- Challenge -
Quote the listing in full, exactly as given, minus any pictures.

- Collected data -
——
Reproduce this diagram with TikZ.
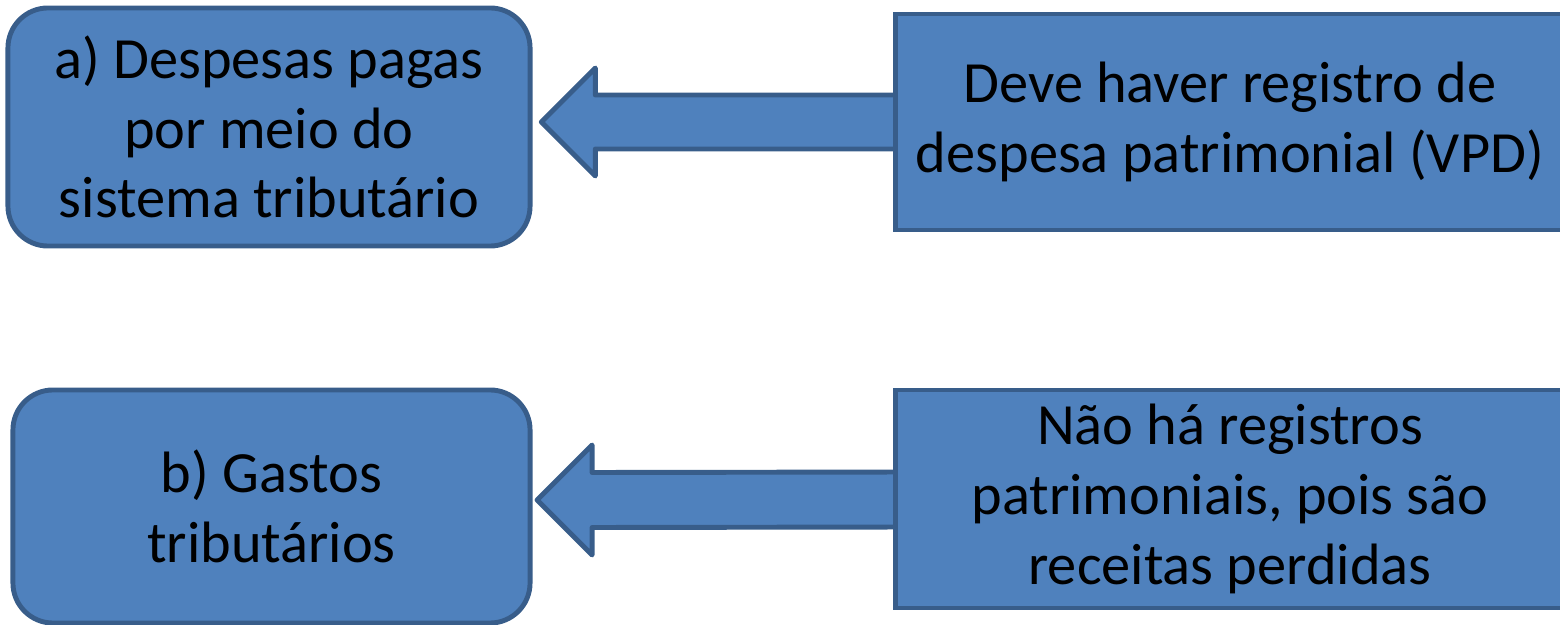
\documentclass[tikz,border=0pt]{standalone}
\usepackage{fontspec}
\setmainfont{Carlito}
\usepackage{xcolor}
\usetikzlibrary{calc,positioning}

\definecolor{boxfill}{HTML}{4F81BD}
\definecolor{boxline}{HTML}{385D8A}

\begin{document}
\begin{tikzpicture}[x=0.025cm, y=0.025cm,
    txt/.style={font=\fontsize{41.5}{49.5}\selectfont, align=center, text=black},
    roundbox/.style={draw=boxline, fill=boxfill, line width=3.5pt, rounded corners=1cm, inner sep=0pt, outer sep=0pt, txt},
    plainbox/.style={draw=boxline, fill=boxfill, line width=3.5pt, inner sep=0pt, outer sep=0pt, txt},
    fatarrow/.style={draw=boxline, fill=boxfill, line width=3.5pt, line join=round}]
    \useasboundingbox (0,0) rectangle (1560,625);
    \clip (0,0) rectangle (1560,625);

    % left boxes
    \node[roundbox, minimum width=13.05cm, minimum height=5.95cm] (despesas) at (269,498) {a) Despesas pagas\\por meio do\\sistema tributário};
    \node[roundbox, minimum width=12.925cm, minimum height=5.825cm] (gastos) at (271.5,118.5) {b) Gastos\\tributários};

    % arrow tips
    \coordinate (tipA) at ([xshift=8]despesas.east |- 0,503);
    \coordinate (tipB) at ([xshift=5]gastos.east |- 0,125);

    % arrows (drawn below the right boxes)
    \draw[fatarrow] (tipA) -- ++(54,54) -- ++(0,-27) -- ($(1235,503)+(0,27)$) -- ($(1235,503)+(0,-27)$) -- ($(tipA)+(54,-27)$) -- ++(0,-27) -- cycle;
    \draw[fatarrow] (tipB) -- ++(55,55) -- ++(0,-27.5) -- ($(1235,126)+(0,27.5)$) -- ($(1235,126)+(0,-27.5)$) -- ($(tipB)+(55,-27.5)$) -- ++(0,-27.5) -- cycle;

    % right boxes
    \node[plainbox, minimum width=16.9cm, minimum height=5.4cm] (registro) at (1233.5,503) {\hspace*{-5pt}Deve haver registro de\\\hspace*{-5pt}despesa patrimonial (VPD)};
    \node[plainbox, minimum width=16.9cm, minimum height=5.45cm] (semregistro) at (1233.5,126) {\hspace*{-5pt}Não há registros\\\hspace*{-5pt}patrimoniais, pois são\\\hspace*{-5pt}receitas perdidas};
\end{tikzpicture}
\end{document}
——
- Response -
Reproduce this diagram with TikZ.
\documentclass[tikz,border=0pt]{standalone}
\usepackage{fontspec}
\setmainfont{Carlito}
\usepackage{xcolor}
\usetikzlibrary{calc,positioning}

\definecolor{boxfill}{HTML}{4F81BD}
\definecolor{boxline}{HTML}{385D8A}

\begin{document}
\begin{tikzpicture}[x=0.025cm, y=0.025cm,
    txt/.style={font=\fontsize{41.5}{49.5}\selectfont, align=center, text=black},
    roundbox/.style={draw=boxline, fill=boxfill, line width=3.5pt, rounded corners=1cm, inner sep=0pt, outer sep=0pt, txt},
    plainbox/.style={draw=boxline, fill=boxfill, line width=3.5pt, inner sep=0pt, outer sep=0pt, txt},
    fatarrow/.style={draw=boxline, fill=boxfill, line width=3.5pt, line join=round}]
    \useasboundingbox (0,0) rectangle (1560,625);
    \clip (0,0) rectangle (1560,625);

    % left boxes
    \node[roundbox, minimum width=13.05cm, minimum height=5.95cm] (despesas) at (269,498) {a) Despesas pagas\\por meio do\\sistema tributário};
    \node[roundbox, minimum width=12.925cm, minimum height=5.825cm] (gastos) at (271.5,118.5) {b) Gastos\\tributários};

    % arrow tips
    \coordinate (tipA) at ([xshift=8]despesas.east |- 0,503);
    \coordinate (tipB) at ([xshift=5]gastos.east |- 0,125);

    % arrows (drawn below the right boxes)
    \draw[fatarrow] (tipA) -- ++(54,54) -- ++(0,-27) -- ($(1235,503)+(0,27)$) -- ($(1235,503)+(0,-27)$) -- ($(tipA)+(54,-27)$) -- ++(0,-27) -- cycle;
    \draw[fatarrow] (tipB) -- ++(55,55) -- ++(0,-27.5) -- ($(1235,126)+(0,27.5)$) -- ($(1235,126)+(0,-27.5)$) -- ($(tipB)+(55,-27.5)$) -- ++(0,-27.5) -- cycle;

    % right boxes
    \node[plainbox, minimum width=16.9cm, minimum height=5.4cm] (registro) at (1233.5,503) {\hspace*{-5pt}Deve haver registro de\\\hspace*{-5pt}despesa patrimonial (VPD)};
    \node[plainbox, minimum width=16.9cm, minimum height=5.45cm] (semregistro) at (1233.5,126) {\hspace*{-5pt}Não há registros\\\hspace*{-5pt}patrimoniais, pois são\\\hspace*{-5pt}receitas perdidas};
\end{tikzpicture}
\end{document}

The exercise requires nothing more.